23 julho 2020

Dos arautos de um tempo que há-de vir


Numa dada altura da pandemia criou-se uma ideia de que a humanidade poderia ter sido confrontada - no melhor sentido da palavra - com uma epifania. O teletrabalho revolucionaria - para melhor - a vida profissional das pessoas; a experiência do confinamento permitira descortinar as virtudes de uma existência lenta, sem desperdício nem consumismo; as relações entre os seres humanos mais próximos enchera-se de uma dimensão benfazeja, repleta de cumplicidades e passeios ao fim da tarde. Acontecera, à escala global, o que acontece às pessoas confrontadas com uma morte iminente: tornam-se melhores, devotando uma especial atenção aos pormenores, às rotinas suaves, ao relacionamento de proximidade. Até o desaparecimento do beijo ou do aperto de mão parecia contribuir para essa felicidade tão surpreendente.

O desconfinamento trouxe o tema para as conversas de jantar ou de café: a comunidade dos Homens não voltaria a ser igual, pois o maldito vírus constituía-se como a salvação do planeta, da espécie, do mundo. Seríamos mais solidários, mais ambientalmente correctos; as restrições à circulação poriam ordem no turismo de massas, devolvendo a cidade aos cidadãos, expurgando o alojamento local como quem expurga a formiga branca: sem hesitação nem desejo de poupança.

Como já tive oportunidade de escrever neste estabelecimento, dentro de mim há um optimista acanhado; tão acanhado que quase nunca surge, cedendo o palco ao pessimista que me habita há mais de seis décadas.
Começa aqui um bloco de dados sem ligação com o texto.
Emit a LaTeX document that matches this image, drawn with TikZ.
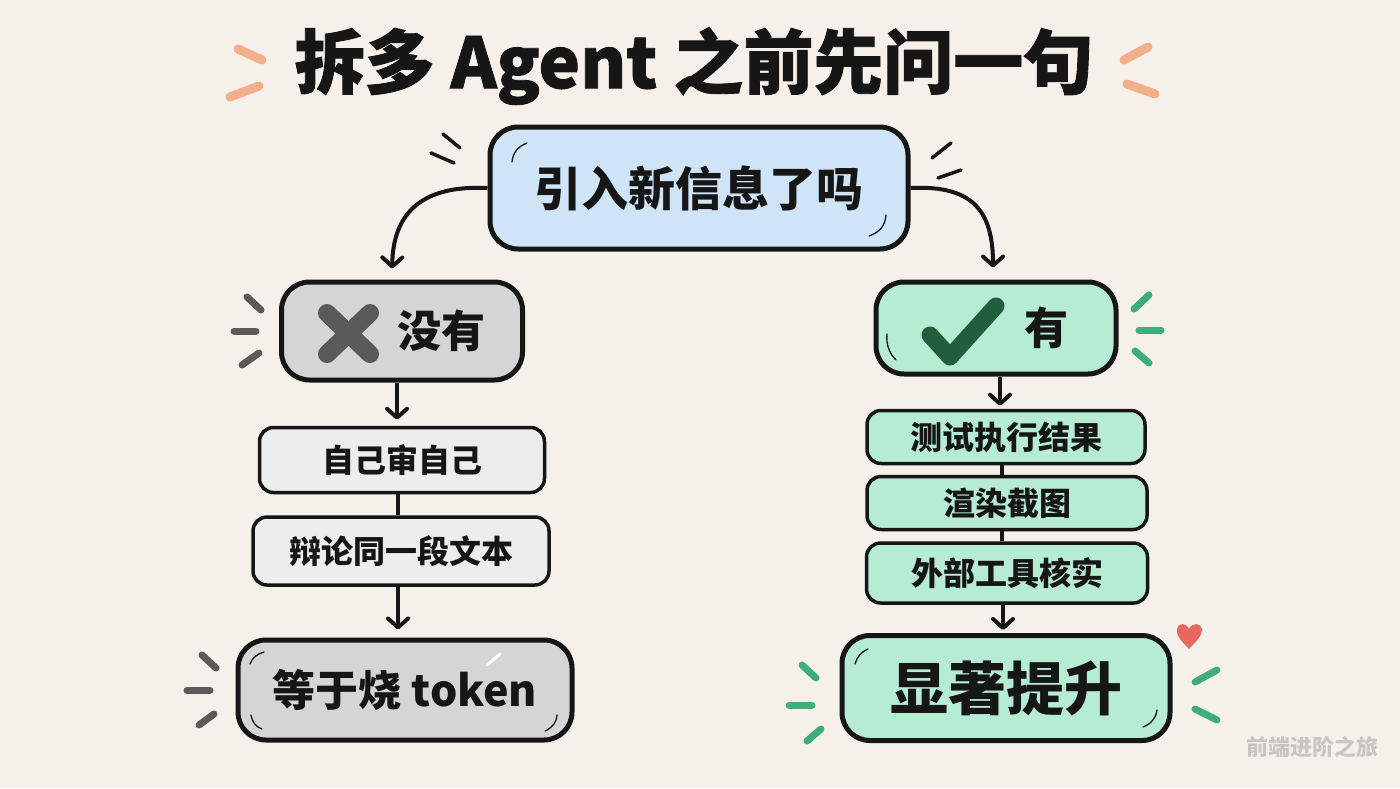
\documentclass[tikz,border=0pt]{standalone}
\usepackage{fontspec}
\setmainfont{Noto Sans CJK SC}
\newfontfamily\titlefont{Noto Sans CJK SC}[FakeBold=1.2]
\usetikzlibrary{arrows.meta}
\definecolor{bg}{HTML}{F5F0EA}
\definecolor{ink}{HTML}{161616}
\definecolor{qblue}{HTML}{CFE5F7}
\definecolor{gbox}{HTML}{D5D5D5}
\definecolor{lgbox}{HTML}{EDEDED}
\definecolor{mint}{HTML}{B5ECD3}
\definecolor{dgreen}{HTML}{1F5F3E}
\definecolor{sgreen}{HTML}{3DAE7A}
\definecolor{sgray}{HTML}{5A5A5A}
\definecolor{sorange}{HTML}{F2AF8A}
\definecolor{heart}{HTML}{E8675F}
\definecolor{wm}{HTML}{C9C6C2}
\tikzset{
  box/.style={draw=ink, rounded corners=#1, inner sep=0pt, align=center, text=ink, font=\bfseries},
  bigbox/.style={box=28pt, line width=5pt},
  smallbox/.style={box=14pt, line width=3.5pt},
  conn/.style={draw=ink, line width=4pt},
  arr/.style={conn, -{Straight Barb[length=9pt,width=20pt,line width=4pt,round]}},
  ray/.style={line width=#1, line cap=round},
  gloss/.style={draw=ink, line width=1.3pt, line cap=round},
}
\begin{document}
\begin{tikzpicture}[x=1pt,y=-1pt]
\fill[bg] (0,0) rectangle (1400,788);
\useasboundingbox (0,0) rectangle (1400,788);

% title
\node[text=ink, font=\titlefont\fontsize{70}{74}\selectfont\bfseries] (title) at (694,66) {拆多 Agent 之前先问一句};
\draw[sorange, ray=9pt] (238,49) -- (262,60);
\draw[sorange, ray=9pt] (230,97) -- (259,86);
\draw[sorange, ray=9pt] (1124,60) -- (1148,47);
\draw[sorange, ray=9pt] (1127,84) -- (1155,94);

% question node
\node[bigbox, fill=qblue, minimum width=418pt, minimum height=122pt, font=\fontsize{47}{50}\selectfont\bfseries] (q) at (699,188) {引入新信息了吗};
\draw[ink, ray=3.5pt] (443,134) -- (460,148);
\draw[ink, ray=3.5pt] (431,153) -- (454,163);
\draw[ink, ray=3.5pt] (932,158) -- (951,143);
\draw[ink, ray=3.5pt] (938,178) -- (961,170);
\draw[gloss] (527,143) .. controls (517,147) and (513,153) .. (512,162);
\draw[gloss] (886,215) .. controls (885,226) and (880,232) .. (869,236);

% left column
\node[bigbox, fill=gbox, minimum width=241pt, minimum height=98pt, font=\fontsize{44}{48}\selectfont\bfseries] (no) at (402,331) {\hspace*{78pt}没有};
\draw[sgray, line width=18pt, line cap=round] (327,313) -- (370,354);
\draw[sgray, line width=18pt, line cap=round] (370,313) -- (327,354);
\draw[sgray, ray=7pt] (247,297) -- (261,310);
\draw[sgray, ray=7pt] (234,331) -- (256,331);
\draw[sgray, ray=7pt] (242,365) -- (259,353);

\node[smallbox, fill=lgbox, minimum width=285pt, minimum height=65pt, font=\fontsize{32}{36}\selectfont\bfseries] (n1) at (402,460) {自己审自己};
\node[smallbox, fill=lgbox, minimum width=296pt, minimum height=68pt, font=\fontsize{32}{36}\selectfont\bfseries] (n2) at (401,551) {辩论同一段文本};
\node[bigbox, fill=gbox, minimum width=334pt, minimum height=100pt, font=\fontsize{43}{47}\selectfont\bfseries] (n3) at (405,690) {等于烧 token};
\draw[gloss] (264,652) .. controls (257,654) and (252,658) .. (250,664);
\draw[gloss] (557,715) .. controls (557,722) and (552,728) .. (545,731);
\draw[gloss] (251,715) .. controls (252,722) and (256,727) .. (262,729);
\draw[white, line width=3pt, line cap=round] (487,665) -- (500,654);
\draw[sgray, ray=7pt] (202,655) -- (216,668);
\draw[sgray, ray=7pt] (187,690) -- (210,690);
\draw[sgray, ray=7pt] (199,725) -- (214,714);

\draw[arr, shorten >=6pt] (no.south -| 397,0) -- (n1.north -| 397,0);
\draw[conn] (n1.south -| 398,0) -- (n2.north -| 398,0);
\draw[arr, shorten >=8pt] (n2.south -| 398,0) -- (n3.north -| 398,0);

% right column
\node[bigbox, fill=mint, minimum width=240pt, minimum height=92pt, font=\fontsize{44}{48}\selectfont\bfseries] (yes) at (996,328) {\hspace*{100pt}有};
\draw[dgreen, line width=17pt, line cap=round, line join=round] (930,335) -- (950,357) -- (996,306);
\draw[gloss] (887,334) .. controls (886,344) and (889,353) .. (896,360);
\draw[sgreen, ray=7pt] (1134,309) -- (1149,295);
\draw[sgreen, ray=7pt] (1139,330) -- (1161,330);
\draw[sgreen, ray=7pt] (1135,351) -- (1149,363);

\node[smallbox, fill=mint, minimum width=278pt, minimum height=53pt, font=\fontsize{32}{36}\selectfont\bfseries] (y1) at (1006,437) {测试执行结果};
\node[smallbox, fill=mint, minimum width=280pt, minimum height=53pt, font=\fontsize{32}{36}\selectfont\bfseries] (y2) at (1007,503) {渲染截图};
\node[smallbox, fill=mint, minimum width=281pt, minimum height=60pt, font=\fontsize{32}{36}\selectfont\bfseries] (y3) at (1007,573) {外部工具核实};
\node[bigbox, fill=mint, minimum width=328pt, minimum height=105pt, font=\fontsize{58}{62}\selectfont\bfseries] (y4) at (1006,688) {显著提升};
\draw[gloss] (868,649) .. controls (861,652) and (857,657) .. (855,664);
\draw[gloss] (1157,710) .. controls (1156,718) and (1151,724) .. (1143,727);
\draw[sgreen, ray=7pt] (802,665) -- (816,678);
\draw[sgreen, ray=7pt] (789,705) -- (812,705);
\draw[sgreen, ray=7pt] (807,741) -- (821,729);
\draw[sgreen, ray=7pt] (1195,682) -- (1217,670);
\draw[sgreen, ray=7pt] (1195,709) -- (1217,720);
\fill[heart] (1189,649) .. controls (1183,642) and (1176,637) .. (1177,629)
  .. controls (1178,623) and (1186,622) .. (1189,629)
  .. controls (1192,622) and (1201,623) .. (1202,629)
  .. controls (1202,637) and (1195,642) .. (1189,649) -- cycle;

\draw[arr, shorten >=3pt] (yes.south -| 1000,0) -- (y1.north -| 1000,0);
\draw[conn] (y1.south -| 1002,0) -- (y2.north -| 1002,0);
\draw[conn] (y2.south -| 1002,0) -- (y3.north -| 1002,0);
\draw[arr, shorten >=3pt] (y3.south -| 1003,0) -- (y4.north -| 1003,0);

% curved arrows from question
\draw[arr, shorten >=11pt] (q.west) .. controls (425,185) and (393,210) .. (no.north -| 392,0);
\draw[arr, shorten >=12pt] (q.east) .. controls (972,185) and (993,210) .. (yes.north -| 993,0);

% watermark
\node[text=wm, font=\fontsize{22}{24}\selectfont\bfseries] (wmark) at (1312,747) {前端进阶之旅};
\end{tikzpicture}
\end{document}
Ao contrário de todos os comentadores da televisão, sorridentes e confiantes com um renque de livros por trás, não acredito na redenção da humanidade; acredito, isso sim, que o virus suspendeu o pior que nos habita, sendo que a suspensão dura o tempo que medeia o grito há virus e o grito há vacina. Vi gente assim: vítimas de uma doença grave tornam-se melhores; logo que se curam voltam ao mesmo...

Como detectamos se houve ou não mudança nos comportamentos? Estando atentos, percebendo que nada disto é repentino, mas gradual: pessoa a pessoa, grupo a grupo, comunidade a comunidade. A saga obscena da mudança da Cristina Ferreira da SIC para a TVI é um sinal: podemos falar de números astronómicos pagos a quem se dedica a entreter gente ou da ética subjacente ao rompimento unilateral de um contrato. A saga obscena da contratação de Jorge Jesus é outro sinal: leio que o custo do frete do avião pode ter ascendido aos 100.000€, e penso se não haverá voos diários do Rio de Janeiro para Lisboa. A chegada de Jorge Jesus a Tires, rodeado de polícias armados e com viseiras, como se se tratasse de uma testemunha em risco ou de um mafioso em fuga é um sinal da nossa menoridade, iniciada (ou continuada....) por Marcelo, Costa e Ferro Rodrigues a anunciarem jogos de futebol como quem anuncia a cura para o cancro.

Mais do que treinador competente de futebol ou entertainer competente de televisão, Jorge Jesus e Cristina Ferreira são os arautos de um tempo que há-de vir, ou que há-de regressar: o tempo do pão e do circo. A mudança das pessoas estará restringida a um nicho, como o novo cinema turco ou a cozinha molecular.